Followup: Oil Fail Tale

Calling Dr. Rorschach… Dr. Rorschach needed in the energy wing… The International Energy Agency hath spoken; now the US Department of Energy has reported.  It’s a Rorschach: the Drill-Spill Cult will see things to prop up their agenda, up until the actual numbers.  You know, math: the stuff that turns an opinion into analysis.  And the math says “more of the same.”

The drill-hypnotized claim that more drilling means lower prices at the pump.  This, despite the fact that US oil production peaked in 1971.  Secondary and tertiary recovery (extraction from difficult fields, the “leftovers” of old wells, natural-gas liquids, etc.) may get it 1971-like in the near future.  Except prices won’t go anywhere near 1971: Secondary/tertiary extraction is difficult and costly, while more and more drivers (both US and overseas) now drive more cars.  The cold, hard numbers: the DoE predicts the price of an oil barrel will go from US$112 to… $92.  Gasp!
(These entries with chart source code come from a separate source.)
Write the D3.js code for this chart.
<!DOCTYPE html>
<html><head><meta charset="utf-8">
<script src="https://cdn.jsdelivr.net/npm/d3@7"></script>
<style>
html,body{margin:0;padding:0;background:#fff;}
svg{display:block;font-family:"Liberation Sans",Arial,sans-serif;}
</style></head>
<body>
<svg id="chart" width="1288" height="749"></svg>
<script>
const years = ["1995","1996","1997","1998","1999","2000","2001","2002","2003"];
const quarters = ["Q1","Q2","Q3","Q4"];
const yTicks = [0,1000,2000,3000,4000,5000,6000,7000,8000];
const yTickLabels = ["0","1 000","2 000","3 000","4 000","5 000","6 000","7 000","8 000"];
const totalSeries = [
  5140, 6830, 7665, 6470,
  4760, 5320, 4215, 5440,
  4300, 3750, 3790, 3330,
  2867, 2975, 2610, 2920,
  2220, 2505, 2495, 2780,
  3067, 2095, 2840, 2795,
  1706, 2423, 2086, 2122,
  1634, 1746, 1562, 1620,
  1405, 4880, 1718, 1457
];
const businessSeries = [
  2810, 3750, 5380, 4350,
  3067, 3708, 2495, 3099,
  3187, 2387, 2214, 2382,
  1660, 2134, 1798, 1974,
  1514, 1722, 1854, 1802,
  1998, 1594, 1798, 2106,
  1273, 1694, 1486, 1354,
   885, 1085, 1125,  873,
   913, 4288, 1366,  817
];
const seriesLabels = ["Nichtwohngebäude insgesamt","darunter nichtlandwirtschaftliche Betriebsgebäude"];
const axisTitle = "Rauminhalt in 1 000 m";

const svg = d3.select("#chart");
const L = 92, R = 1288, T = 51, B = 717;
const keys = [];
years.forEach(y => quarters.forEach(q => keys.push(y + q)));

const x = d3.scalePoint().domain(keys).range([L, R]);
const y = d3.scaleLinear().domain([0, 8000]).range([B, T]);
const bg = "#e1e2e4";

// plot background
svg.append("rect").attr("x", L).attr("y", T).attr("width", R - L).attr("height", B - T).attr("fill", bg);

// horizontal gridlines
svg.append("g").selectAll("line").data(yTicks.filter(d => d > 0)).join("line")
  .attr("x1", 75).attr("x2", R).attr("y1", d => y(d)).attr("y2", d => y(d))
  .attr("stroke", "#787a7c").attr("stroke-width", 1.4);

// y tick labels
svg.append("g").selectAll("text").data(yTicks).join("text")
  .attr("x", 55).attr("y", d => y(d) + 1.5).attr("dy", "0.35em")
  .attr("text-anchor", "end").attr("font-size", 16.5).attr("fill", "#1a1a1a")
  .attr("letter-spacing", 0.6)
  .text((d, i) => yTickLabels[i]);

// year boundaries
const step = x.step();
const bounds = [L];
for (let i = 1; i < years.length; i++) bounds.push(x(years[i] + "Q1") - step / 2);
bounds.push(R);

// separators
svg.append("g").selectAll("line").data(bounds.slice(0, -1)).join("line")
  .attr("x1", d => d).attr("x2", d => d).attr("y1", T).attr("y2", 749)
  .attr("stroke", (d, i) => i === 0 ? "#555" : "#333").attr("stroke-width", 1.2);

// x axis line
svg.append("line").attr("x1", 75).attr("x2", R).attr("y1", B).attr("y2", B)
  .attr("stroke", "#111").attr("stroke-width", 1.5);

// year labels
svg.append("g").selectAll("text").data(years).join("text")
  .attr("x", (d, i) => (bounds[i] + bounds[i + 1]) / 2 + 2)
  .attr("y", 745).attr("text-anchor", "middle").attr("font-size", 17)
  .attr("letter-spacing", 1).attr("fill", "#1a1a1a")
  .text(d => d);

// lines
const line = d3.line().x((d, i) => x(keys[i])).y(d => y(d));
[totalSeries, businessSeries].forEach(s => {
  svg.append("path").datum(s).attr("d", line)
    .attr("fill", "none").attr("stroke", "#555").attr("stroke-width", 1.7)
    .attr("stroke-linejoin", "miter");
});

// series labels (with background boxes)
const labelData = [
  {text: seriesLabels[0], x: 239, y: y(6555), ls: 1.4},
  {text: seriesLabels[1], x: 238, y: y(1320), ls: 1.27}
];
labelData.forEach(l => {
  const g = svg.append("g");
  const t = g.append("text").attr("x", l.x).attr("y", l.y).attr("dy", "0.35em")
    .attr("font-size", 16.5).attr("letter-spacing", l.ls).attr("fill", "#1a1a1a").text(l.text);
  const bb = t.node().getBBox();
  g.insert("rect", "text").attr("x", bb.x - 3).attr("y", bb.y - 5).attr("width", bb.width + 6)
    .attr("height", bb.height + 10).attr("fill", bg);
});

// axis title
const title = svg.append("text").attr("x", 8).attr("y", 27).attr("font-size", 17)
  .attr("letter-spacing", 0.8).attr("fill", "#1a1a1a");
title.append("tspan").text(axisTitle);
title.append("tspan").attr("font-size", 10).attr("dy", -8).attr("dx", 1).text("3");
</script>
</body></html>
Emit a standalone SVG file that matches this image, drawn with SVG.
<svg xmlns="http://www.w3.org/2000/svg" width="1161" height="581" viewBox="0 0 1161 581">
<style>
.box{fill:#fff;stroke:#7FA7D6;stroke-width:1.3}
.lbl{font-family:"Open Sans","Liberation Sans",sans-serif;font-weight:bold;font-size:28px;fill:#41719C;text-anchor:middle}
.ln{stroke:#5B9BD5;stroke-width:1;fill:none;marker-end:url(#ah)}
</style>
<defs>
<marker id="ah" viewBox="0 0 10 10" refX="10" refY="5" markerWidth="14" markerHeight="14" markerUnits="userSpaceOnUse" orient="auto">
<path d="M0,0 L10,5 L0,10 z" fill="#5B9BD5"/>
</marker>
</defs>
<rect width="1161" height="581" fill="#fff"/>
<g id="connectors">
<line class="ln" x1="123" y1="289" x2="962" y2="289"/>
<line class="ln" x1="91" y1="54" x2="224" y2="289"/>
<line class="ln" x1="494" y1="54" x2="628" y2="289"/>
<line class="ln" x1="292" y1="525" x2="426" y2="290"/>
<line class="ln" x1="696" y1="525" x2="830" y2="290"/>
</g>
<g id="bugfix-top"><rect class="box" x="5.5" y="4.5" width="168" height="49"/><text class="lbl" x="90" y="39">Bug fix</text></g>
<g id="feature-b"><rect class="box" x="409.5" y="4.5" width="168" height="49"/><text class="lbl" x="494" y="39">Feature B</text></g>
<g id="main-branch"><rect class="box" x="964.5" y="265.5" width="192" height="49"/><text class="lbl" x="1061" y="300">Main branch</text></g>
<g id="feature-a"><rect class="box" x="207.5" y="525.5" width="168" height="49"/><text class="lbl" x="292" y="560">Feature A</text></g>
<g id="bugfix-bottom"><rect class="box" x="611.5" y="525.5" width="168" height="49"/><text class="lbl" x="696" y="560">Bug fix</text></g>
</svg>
Notice that’s the price per barrel of crude oil- not a gallon of actual gasoline that can run an engine.  Because gasoline is a heavily-refined product, only a fraction of the pump price is crude stock.  Difficult extraction mainly benefits airlines, as jet fuel is a simpler refinery task.  Depending on the stock, ships and old homes may benefit, as bunker oil and home heating oil are also easy to refine from crude.  Oh, and the oil companies will certainly benefit, since they will traffic in higher volumes but at nearly the same price.

All told, I see the pump price of gasoline falling by nickels and dimes due to such measures.  The cost of crude does not affect our constrained pipeline infrastructure, nor our tightly-constrained refining industry, nor distribution (more constrained pipelines) and retail (decreasing competition among filling stations.)  Numbers, then?  Take that literally: two nickels and two dimes equals thirty cents.  The price of gasoline will not fall to 1971 levels, nor 1981 levels, nor 1990.  That was when a barrel of crude was below $30, and often a lot below.
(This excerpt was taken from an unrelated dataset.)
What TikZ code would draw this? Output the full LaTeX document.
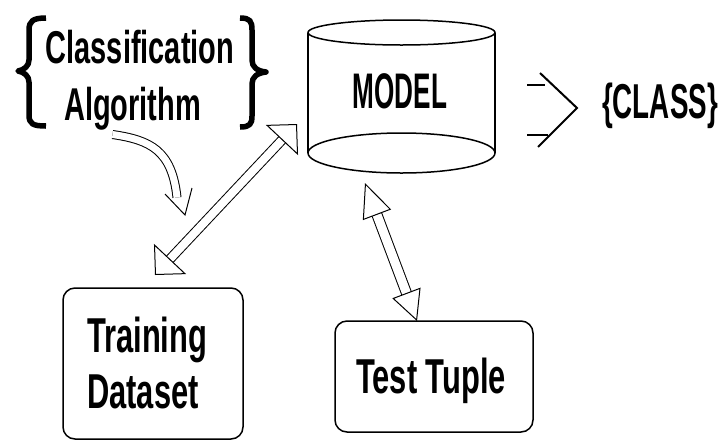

Meanwhile, efficient vehicles don’t gain a few percent- they can improve fuel economy by a few times.  Plain ol’ hybrids increased MPG by nearly twice, with strong hybridization (“stealth mode”).  Plug-in hybrids gain effective MPG over that: both Volt and Prius Plug-In owners with suitable driving cycles report final MPGs approaching double the non-plug-ins.  Pure-electrics report “equivalent MPGs“, for what that’s worth, of around a hundred and sometimes more.  While direct injection has benefitted conventional piston engines, there’s nothing keeping direct injection out of hybrid vehicles.  In fact, strong hybrids allow three- and two-cylinder piston engines, which are easier to direct-inject.

We are at the cusp of disruption: not a few more MPG, but a whole new way to look at gas pumps.  More of the old thinking will get you just that: old thoughts.  And this isn’t even including the rise in denser neighborhoods, and decreasing auto dependency.